L'anti-sexisme deviendrait-il un argument de vente?
Les nouveaux spots publicitaires de Cofidis jouent à dénoncer des stéréotypes de genre (les hommes ne sauraient pas faire plusieurs choses à la fois, les femmes n'auraient pas le sens de l'orientation...) pour mettre en échec l'idée même du préjugé. La marque Pantène, il y a quelques mois, célébraient les femmes en mettant en évidence l'asymétrie du jugement porté sur elles et de celui sur les hommes en situation similaire. Joli spot, bien vu, bien tourné, pertinent et percutant. Si l'anti-sexisme devient un motif de valorisation des marques, je m'en réjouis plutôt, en bonne pragmatique qui ne voit pas forcément récupération là où il y a bonne intention et estime surtout que nous avons tous et toutes voix à ce chapitre de l'égalité, femmes et hommes, milieu politique, monde associatif, entreprises...
Sauf qu'il ne faudrait pas se réjouir trop vite, non plus... Car le retour de bâton ne prend pas forcément la forme du message ouvertement dégradant pour les femmes (quoiqu'il ait toujours court, que l'on se rassure... Euh, façon de parler). Non, il peut aussi prendre le visage d'une pseudo-dénonciation visant in fine à inscrire le stéréotype dans la plus profonde nature humaine, au coeur du besoin primaire, là où se loge l'instinct du chasseur, mû par la faim.
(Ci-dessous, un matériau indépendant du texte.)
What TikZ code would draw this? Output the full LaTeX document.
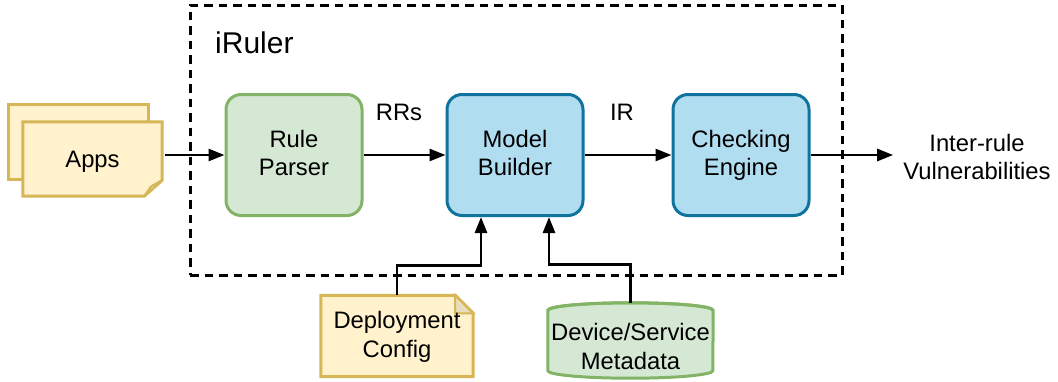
\documentclass[tikz,border=0pt]{standalone}
\usepackage{fontspec}
\setmainfont{Liberation Sans}
\usetikzlibrary{arrows.meta,calc}
\definecolor{gfill}{HTML}{D5E8D4}
\definecolor{gline}{HTML}{82B366}
\definecolor{bfill}{HTML}{B1DDF0}
\definecolor{bline}{HTML}{10739E}
\definecolor{yfill}{HTML}{FFF2CC}
\definecolor{yline}{HTML}{D6B656}
\definecolor{yfold}{HTML}{E8DDBC}
\tikzset{
  txt/.style={font=\fontsize{23.8}{28.5}\selectfont, align=center, inner sep=0pt},
  greenbox/.style={txt, draw=gline, fill=gfill, line width=3pt, rounded corners=15pt,
                   minimum width=136pt, minimum height=121pt, text depth=4pt},
  bluebox/.style={greenbox, draw=bline, fill=bfill},
  holder/.style={txt},
  notefill/.style={draw=yline, fill=yfill, line width=3pt, line join=miter},
  arr/.style={line width=2.7pt, -{Triangle[length=16pt,width=12pt]}},
  frame/.style={draw, line width=3pt, dash pattern=on 8.5pt off 6pt,
                minimum width=652pt, minimum height=270pt, inner sep=0pt}
}
\begin{document}
\begin{tikzpicture}[x=1pt,y=-1pt]
\useasboundingbox (0,0) rectangle (1058,381);

% outer system boundary
\node[frame] (iruler) at (516,140) {};
\node[txt, font=\fontsize{30}{36}\selectfont, anchor=base west] (title) at (215,53) {iRuler};

% processing stages
\node[greenbox] (rp) at (294,155) {Rule\\Parser};
\node[bluebox]  (mb) at (515,155) {Model\\Builder};
\node[bluebox]  (ce) at (741,155) {Checking\\Engine};

% input documents (Apps): two stacked sheets
\node[holder, minimum width=139pt, minimum height=74pt] (apps) at (92.5,159) {};
\path[notefill]
  ($(apps.north west)+(-14,-17)$) -- ($(apps.north east)+(-14,-17)$) --
  ($(apps.south east)+(-14,-17)$) -- ($(apps.south west)+(-14,-17)$) -- cycle;
\path[notefill]
  (apps.north west) -- (apps.north east) -- ($(apps.south east)+(0,-16)$) --
  ($(apps.south east)+(-18,0)$) -- (apps.south west) -- cycle;
\path[draw=yline, fill=white, line width=2pt, line join=round]
  ($(apps.south east)+(0,-16)$) -- ($(apps.south east)+(-18,0)$) --
  ($(apps.south east)+(-11,-10)$) -- cycle;
\node[txt] at ($(apps.center)+(0,3)$) {Apps};

% deployment configuration note
\node[holder, minimum width=152pt, minimum height=81pt] (dep) at (397,336) {};
\path[notefill]
  (dep.north west) -- ($(dep.north east)+(-18,0)$) -- ($(dep.north east)+(0,18)$) --
  (dep.south east) -- (dep.south west) -- cycle;
\path[draw=yline, fill=yfold, line width=2pt, line join=miter]
  ($(dep.north east)+(-18,0)$) -- ($(dep.north east)+(-18,18)$) --
  ($(dep.north east)+(0,18)$) -- cycle;
\node[txt] at ($(dep.center)+(0,1)$) {Deployment\\Config};

% metadata store drawn as a cylinder
\node[holder, minimum width=165pt, minimum height=75pt] (meta) at (630.5,340.5) {};
\path[draw=gline, fill=gfill, line width=3pt]
  ($(meta.north west)+(0,7.5)$) -- ($(meta.south west)+(0,-7.5)$)
  arc[start angle=180, end angle=360, x radius=82.5, y radius=-7.5]
  -- ($(meta.north east)+(0,7.5)$)
  arc[start angle=0, end angle=180, x radius=82.5, y radius=-7.5] -- cycle;
\path[draw=gline, line width=3pt]
  ($(meta.north west)+(0,7.5)$)
  arc[start angle=180, end angle=360, x radius=82.5, y radius=7.5];
\node[txt] at ($(meta.center)+(0,6)$) {Device/Service\\Metadata};

% output label
\node[txt] (vuln) at (977,157) {Inter-rule\\Vulnerabilities};

% edge labels
\node[txt] (rrs) at (399,112) {RRs};
\node[txt] (ir)  at (622,112) {IR};

% data flow
\coordinate (mbin1) at ($(mb.south)+(-34,0)$);
\coordinate (mbin2) at ($(mb.south)+(34,0)$);
\draw[arr] ($(apps.east)+(3,-4)$) -- (rp.west);
\draw[arr] (rp.east) -- (mb.west);
\draw[arr] (mb.east) -- (ce.west);
\draw[arr, shorten >=10pt] (ce.east) -- (vuln.west |- ce.east);
\draw[arr] (dep.north) -- ++(0,-30) -| (mbin1);
\draw[arr] (meta.north) -- ++(0,-38) -| (mbin2);
\end{tikzpicture}
\end{document}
C'est le message que produit une célèbre marque de junk-food dans un film publicitaire aussi écoeurant à l'arrivée qu'alléchant au départ, à l'image des barres chocolatées sans intérêt nutritionnel qu'il promeut. On y voit des ouvriers en bâtiment héler des passantes, selon les bonnes vieilles méthodes du harcèlement de rue... Mais attention, les dragueurs ne promettent pas aux femmes qu'ils interpellent d'en faire leur quatre heures, comme on pourrait s'y attendre. Non, ils leur disent tout le mal qu'ils pensent de la misogynie et s'écrient dans une virile scansion "we want equality". Jusque là, tout va à peu près bien, si on met à part l'idée douteuse selon laquelle la drague de rue ne serait pas en soi potentiellement agressive mais qu'il en dépendrait du discours, plus ou moins sympathique, de qui accoste la femme qui passe par là. Mais la chute sera vertigineuse : quand la marque prend la parole en fin de spot, c'est pour ridiculiser le discours de ces hommes. "Vous n'êtes pas vous-même quand vous avez faim", les rassure-t-elle.
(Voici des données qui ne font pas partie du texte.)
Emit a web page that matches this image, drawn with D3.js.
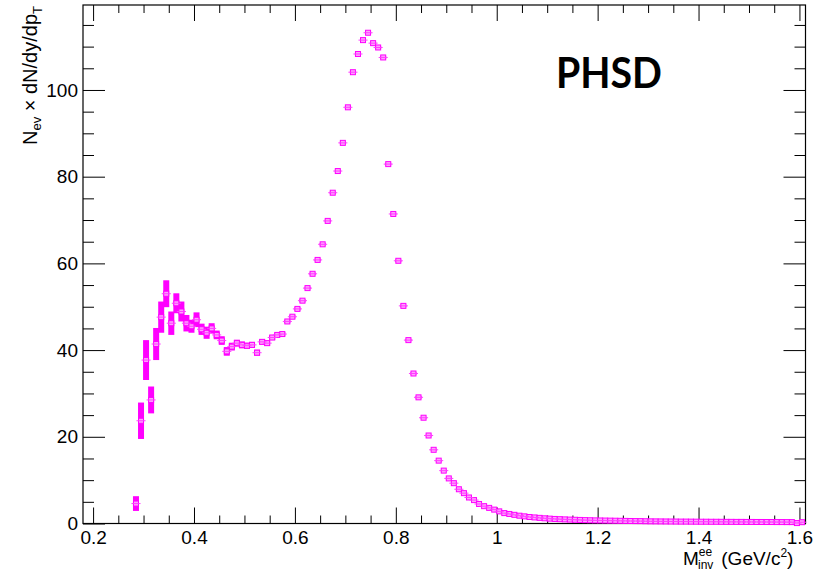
<!DOCTYPE html>
<html>
<head>
<meta charset="utf-8">
<script src="https://cdn.jsdelivr.net/npm/d3@7"></script>
<style>
  body { margin: 0; background: #fff; }
  svg { display: block; }
</style>
</head>
<body>
<svg id="chart" width="825" height="575"></svg>
<script>
// bin centres (GeV/c^2), 10 MeV bins
var massBins = [
  0.285, 0.295, 0.305, 0.315, 0.325, 0.335, 0.345, 0.355, 0.365, 0.375,
  0.385, 0.395, 0.405, 0.415, 0.425, 0.435, 0.445, 0.455, 0.465, 0.475,
  0.485, 0.495, 0.505, 0.515, 0.525, 0.535, 0.545, 0.555, 0.565, 0.575,
  0.585, 0.595, 0.605, 0.615, 0.625, 0.635, 0.645, 0.655, 0.665, 0.675,
  0.685, 0.695, 0.705, 0.715, 0.725, 0.735, 0.745, 0.755, 0.765, 0.775,
  0.785, 0.795, 0.805, 0.815, 0.825, 0.835, 0.845, 0.855, 0.865, 0.875,
  0.885, 0.895, 0.905, 0.915, 0.925, 0.935, 0.945, 0.955, 0.965, 0.975,
  0.985, 0.995, 1.005, 1.015, 1.025, 1.035, 1.045, 1.055, 1.065, 1.075,
  1.085, 1.095, 1.105, 1.115, 1.125, 1.135, 1.145, 1.155, 1.165, 1.175,
  1.185, 1.195, 1.205, 1.215, 1.225, 1.235, 1.245, 1.255, 1.265, 1.275,
  1.285, 1.295, 1.305, 1.315, 1.325, 1.335, 1.345, 1.355, 1.365, 1.375,
  1.385, 1.395, 1.405, 1.415, 1.425, 1.435, 1.445, 1.455, 1.465, 1.475,
  1.485, 1.495, 1.505, 1.515, 1.525, 1.535, 1.545, 1.555, 1.565, 1.575,
  1.585, 1.595, 1.605
]

var counts = [
  4.6, 23.7, 37.7, 28.5, 41.4, 47.6, 53.0, 46.2, 50.8, 48.9,
  46.2, 45.5, 47.0, 44.8, 44.0, 45.0, 43.5, 42.2, 39.7, 40.8,
  41.6, 41.2, 41.0, 41.2, 39.4, 41.9, 41.6, 42.9, 43.5, 43.7,
  46.6, 47.7, 49.5, 51.4, 54.3, 57.6, 60.8, 64.4, 69.8, 76.3,
  81.3, 87.8, 96.0, 104.1, 108.3, 111.5, 113.2, 110.8, 109.8, 107.5,
  82.9, 71.4, 60.6, 50.2, 42.3, 34.6, 29.1, 24.4, 20.3, 17.0,
  14.5, 12.2, 10.4, 9.3, 7.9, 7.0, 6.0, 5.4, 4.5, 4.0,
  3.6, 3.2, 2.8, 2.4, 2.2, 2.0, 1.8, 1.65, 1.5, 1.4,
  1.3, 1.2, 1.12, 1.05, 1.0, 0.95, 0.9, 0.86, 0.82, 0.78,
  0.75, 0.72, 0.7, 0.68, 0.66, 0.64, 0.62, 0.6, 0.58, 0.56,
  0.55, 0.52, 0.5, 0.49, 0.48, 0.47, 0.46, 0.45, 0.44, 0.44,
  0.43, 0.42, 0.41, 0.41, 0.4, 0.4, 0.39, 0.38, 0.38, 0.37,
  0.37, 0.36, 0.36, 0.35, 0.35, 0.34, 0.34, 0.33, 0.33, 0.32,
  0.32, 0.1, 0.3
]

var errors = [
  1.7, 4.2, 4.6, 3.1, 3.7, 3.6, 3.1, 2.7, 2.3, 2.3,
  1.9, 1.5, 1.7, 1.3, 1.4, 1.2, 1.0, 1.0, 1.0, 0.9,
  0.8, 0.8, 0.7, 0.7, 0.7, 0.6, 0.6, 0.6, 0.5, 0.5,
  0.4, 0.4, 0.4, 0.4, 0.3, 0.3, 0.3, 0.3, 0.3, 0.3,
  0.3, 0.3, 0.3, 0.3, 0.3, 0.3, 0.3, 0.3, 0.3, 0.3,
  0.3, 0.3, 0.3, 0.3, 0.3, 0.3, 0.3, 0.2, 0.2, 0.2,
  0.2, 0.2, 0.2, 0.2, 0.2, 0.2, 0.2, 0.2, 0.2, 0.2,
  0.2, 0.2, 0.2, 0.2, 0.2, 0.2, 0.2, 0.2, 0.2, 0.2,
  0.2, 0.2, 0.2, 0.2, 0.2, 0.2, 0.2, 0.2, 0.2, 0.2,
  0.2, 0.2, 0.2, 0.2, 0.2, 0.2, 0.2, 0.2, 0.2, 0.2,
  0.2, 0.2, 0.2, 0.2, 0.2, 0.2, 0.2, 0.2, 0.2, 0.2,
  0.2, 0.2, 0.2, 0.2, 0.2, 0.2, 0.2, 0.2, 0.2, 0.2,
  0.2, 0.2, 0.2, 0.2, 0.2, 0.2, 0.2, 0.2, 0.2, 0.2,
  0.2, 0.4, 0.2
]

var xTicks = [0.2, 0.4, 0.6, 0.8, 1.0, 1.2, 1.4, 1.6]
var yTicks = [0, 20, 40, 60, 80, 100]

var svg = d3.select('#chart')

var frameLeft = 83, frameRight = 805.5, frameTop = 5, frameBottom = 523.5
var font = '"Liberation Sans", Arial, sans-serif'

var x = d3.scaleLinear().domain([0.18, 1.612]).range([frameLeft, frameRight])
var y = d3.scaleLinear().domain([0, 119.6]).range([frameBottom, frameTop])

var xMinor = d3.range(0.2, 1.6001, 0.05).filter(function(v) {
  return Math.abs(v * 5 - Math.round(v * 5)) > 1e-6
})
var yMinor = d3.range(5, 119, 5).filter(function(v) { return v % 20 !== 0 })

function noText(g) { g.selectAll('text').remove() }
function styleAxis(g) {
  g.select('.domain').remove()
  g.selectAll('line').attr('stroke', '#000').attr('stroke-width', 1)
  g.selectAll('text').attr('font-size', 19).attr('font-family', font).attr('fill', '#000')
}

// bottom axis
svg.append('g').attr('transform', 'translate(0,' + frameBottom + ')')
  .call(d3.axisBottom(x).tickValues(xTicks).tickSizeInner(-16).tickSizeOuter(0).tickPadding(7)
    .tickFormat(function(d) { return String(+d.toFixed(1)) }))
  .call(styleAxis)
svg.append('g').attr('transform', 'translate(0,' + frameBottom + ')')
  .call(d3.axisBottom(x).tickValues(xMinor).tickSizeInner(-8).tickSizeOuter(0))
  .call(noText).call(styleAxis)

// top axis
svg.append('g').attr('transform', 'translate(0,' + frameTop + ')')
  .call(d3.axisTop(x).tickValues(xTicks).tickSizeInner(-16).tickSizeOuter(0))
  .call(noText).call(styleAxis)
svg.append('g').attr('transform', 'translate(0,' + frameTop + ')')
  .call(d3.axisTop(x).tickValues(xMinor).tickSizeInner(-8).tickSizeOuter(0))
  .call(noText).call(styleAxis)

// left axis
svg.append('g').attr('transform', 'translate(' + frameLeft + ',0)')
  .call(d3.axisLeft(y).tickValues(yTicks).tickSizeInner(-22).tickSizeOuter(0).tickPadding(5))
  .call(styleAxis)
svg.append('g').attr('transform', 'translate(' + frameLeft + ',0)')
  .call(d3.axisLeft(y).tickValues(yMinor).tickSizeInner(-11).tickSizeOuter(0))
  .call(noText).call(styleAxis)

// right axis
svg.append('g').attr('transform', 'translate(' + frameRight + ',0)')
  .call(d3.axisRight(y).tickValues(yTicks).tickSizeInner(-22).tickSizeOuter(0))
  .call(noText).call(styleAxis)
svg.append('g').attr('transform', 'translate(' + frameRight + ',0)')
  .call(d3.axisRight(y).tickValues(yMinor).tickSizeInner(-11).tickSizeOuter(0))
  .call(noText).call(styleAxis)

// frame
svg.append('rect')
  .attr('x', frameLeft).attr('y', frameTop)
  .attr('width', frameRight - frameLeft).attr('height', frameBottom - frameTop)
  .attr('fill', 'none').attr('stroke', '#000').attr('stroke-width', 1.2)

// data points
var points = massBins.map(function(m, i) {
  return { m: m, v: counts[i], e: errors[i] }
})

var plot = svg.append('g')

plot.selectAll('rect.err')
  .data(points)
  .enter()
  .append('rect')
  .attr('class', 'err')
  .attr('x', function(d) { return x(d.m) - 3 })
  .attr('width', 6)
  .attr('y', function(d) { return y(d.v + d.e) })
  .attr('height', function(d) { return Math.max(1, y(d.v - d.e) - y(d.v + d.e)) })
  .attr('fill', '#ff00ff')

plot.selectAll('rect.mark')
  .data(points)
  .enter()
  .append('rect')
  .attr('class', 'mark')
  .attr('x', function(d) { return x(d.m) - 2.5 })
  .attr('y', function(d) { return y(d.v) - 2.5 })
  .attr('width', 5)
  .attr('height', 5)
  .attr('fill', '#ffa0ff')
  .attr('stroke', '#ff00ff')
  .attr('stroke-width', 1)

plot.selectAll('line.xerr')
  .data(points)
  .enter()
  .append('line')
  .attr('class', 'xerr')
  .attr('x1', function(d) { return x(d.m - 0.009) })
  .attr('x2', function(d) { return x(d.m + 0.009) })
  .attr('y1', function(d) { return y(d.v) })
  .attr('y2', function(d) { return y(d.v) })
  .attr('stroke', '#ff40ff')
  .attr('stroke-width', 1)

// axis titles
var ytitle = svg.append('text')
  .attr('transform', 'translate(37,6) rotate(-90)')
  .attr('text-anchor', 'end')
  .attr('font-family', font)
  .attr('font-size', 20)
ytitle.append('tspan').text('N')
ytitle.append('tspan').attr('font-size', 13).attr('dy', 4).text('ev')
ytitle.append('tspan').attr('dy', -4).text(' \u00d7 dN/dy/dp')
ytitle.append('tspan').attr('font-size', 13).attr('dy', 5).text('T')

var xtitle = svg.append('text')
  .attr('x', 683).attr('y', 565)
  .attr('font-family', font)
  .attr('font-size', 19)
xtitle.append('tspan').text('M')
xtitle.append('tspan').attr('font-size', 12).attr('dy', -9).text('ee')
xtitle.append('tspan').attr('font-size', 12).attr('x', 698).attr('dy', 13).text('inv')
xtitle.append('tspan').attr('x', 716).attr('dy', -4).text(' (GeV/c')
xtitle.append('tspan').attr('font-size', 12).attr('dy', -8).text('2')
xtitle.append('tspan').attr('dy', 8).text(')')

svg.append('text')
  .attr('x', 556).attr('y', 88)
  .attr('font-family', 'Lato, "Open Sans", sans-serif')
  .attr('font-weight', 700)
  .attr('font-size', 42)
  .attr('textLength', 106)
  .attr('lengthAdjust', 'spacingAndGlyphs')
  .text('PHSD')
</script>
</body>
</html>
Autrement dit, nos amis ouvriers du bâtiment sont en plein délire hypoglycémique quand ils se transforment en défenseurs de l'égalité femmes/hommes. S'ils ne crevaient pas la dalle, s'ils étaient vraiment "eux-mêmes", ils seraient comme tous ouvriers du bâtiment qui se respectent, merci le préjugé social en plus du stéréotype masculin, ils traiteraient les femmes en objets et se vautreraient cochonnement dans la misogynie primaire.
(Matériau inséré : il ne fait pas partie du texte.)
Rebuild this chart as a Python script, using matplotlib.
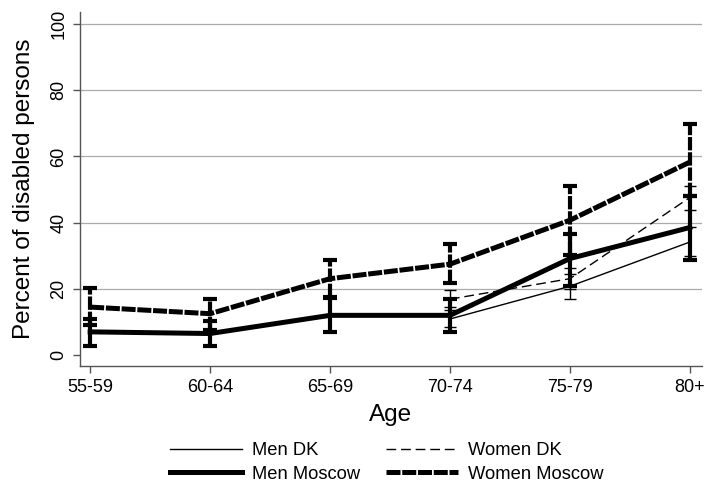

Ou comment, pour vendre du caca-olat en barre, on réussit à insulter en moins de deux minutes les femmes (créatures simplettes qui se laissent abuser toutes souriantes quand on leur sert un discours valorisant), les hommes (qui sont forcément machos au fond, quand ils sont "eux-mêmes"), les ouvriers (qui sont plus grossièrement dragueurs que les cadres sups et qui perdent complètement pied, ces primitifs, quand ils ont les crocs) et le propos féministe (qui n'est que bullshit au regard des "vrais" problèmes, au premier rang desquels... La faim).